This excerpt taken from the GPS DEF 14A filed Mar 28, 2006.

Benefits and Perquisites

Medical, dental, life and disability insurance and other benefits that are available to all full time headquarter employees are also made available to executive officers. In addition, certain benefits and perquisites may be provided to employees at more senior organization levels, including executive officers. These benefits include enhanced financial planning services of approximately $12,000 to $20,000 based on when the executive initiated the use of the services and the cost to the Company, executive long-term disability insurance which increases income replacement to 50% of base salary up to a maximum of $25,000 per month, higher paid time off accruals and a higher class of services for business travel. Highly compensated employees, including executive officers, and non-employee directors are eligible to participate in the Supplemental Deferred Compensation Plan (“SDCP”). The SDCP replaced the Executive Deferred Compensation Plan (“EDCP”) which was frozen as to new contributions on December 31, 2005, and the Non-employee Director Deferred Compensation Plan which was terminated on September 27, 2005. The SDCP allows eligible employees and non-employee directors to defer a percentage of their salary and bonus (for non-employee directors, retainers and meeting fees) on a pre-tax basis. Book-entry accounts representing the deferred amounts are indexed to the employee’s choice of approved investment funds. The Company does not make matching contributions to employee deferrals under the SDCP other than for base salary deferrals representing the excess of the employee’s base pay over the current IRS qualified plan limit ($220,000 for 2006) which are matched at the same rate in effect under GapShare, the Company’s 401(k) plan. In addition, we have determined that it is appropriate to continue to provide the CEO limited use of a Company airplane for personal use, at an amount not to exceed $200,000 per year based on the incremental cost to the Company. The tax equivalent amount is grossed up for income tax purposes. See the “Summary Compensation Table” on page 27 of this Proxy Statement for the specific value of any benefits or perquisites above $50,000 ($10,000 in the case of fiscal 2005) for named executive officers.

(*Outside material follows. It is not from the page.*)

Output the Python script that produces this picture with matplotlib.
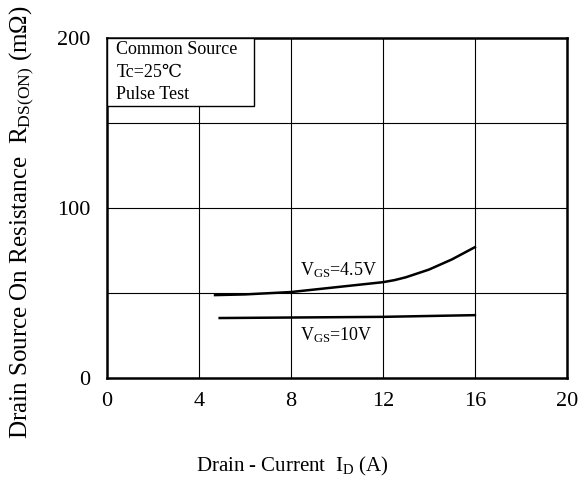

This excerpt taken from the GPS DEF 14A filed Mar 28, 2005.

Benefits and Perquisites

 

Medical, dental, life and disability insurance and other benefits that are available to all full time headquarters employees are also made available to executive officers. In addition, certain benefits and perquisites may be provided to employees at more senior organization levels, including executive officers. These benefits include enhanced financial planning services, executive long-term disability insurance which increases income replacement to 70% (up to a maximum of $13,500 per month) from the 60% coverage afforded other employees, higher paid time off accruals and a higher class of services for business travel. Highly compensated employees, including executive officers, are eligible to participate in the Executive Deferred Compensation Plan (“EDCP”). The EDCP allows eligible employees to defer a percentage of their salary and bonus on a pre-tax basis. The deferred amounts are indexed to the employee’s choice of approved investment funds. The Company does not make matching contributions to employee deferrals under the EDCP. In addition, we have determined that it is appropriate to continue to provide the CEO limited use of a Company airplane for personal use, at an amount not to exceed $200,000 per year based on the incremental cost to the Company. The tax equivalent amount is grossed up for income tax purposes.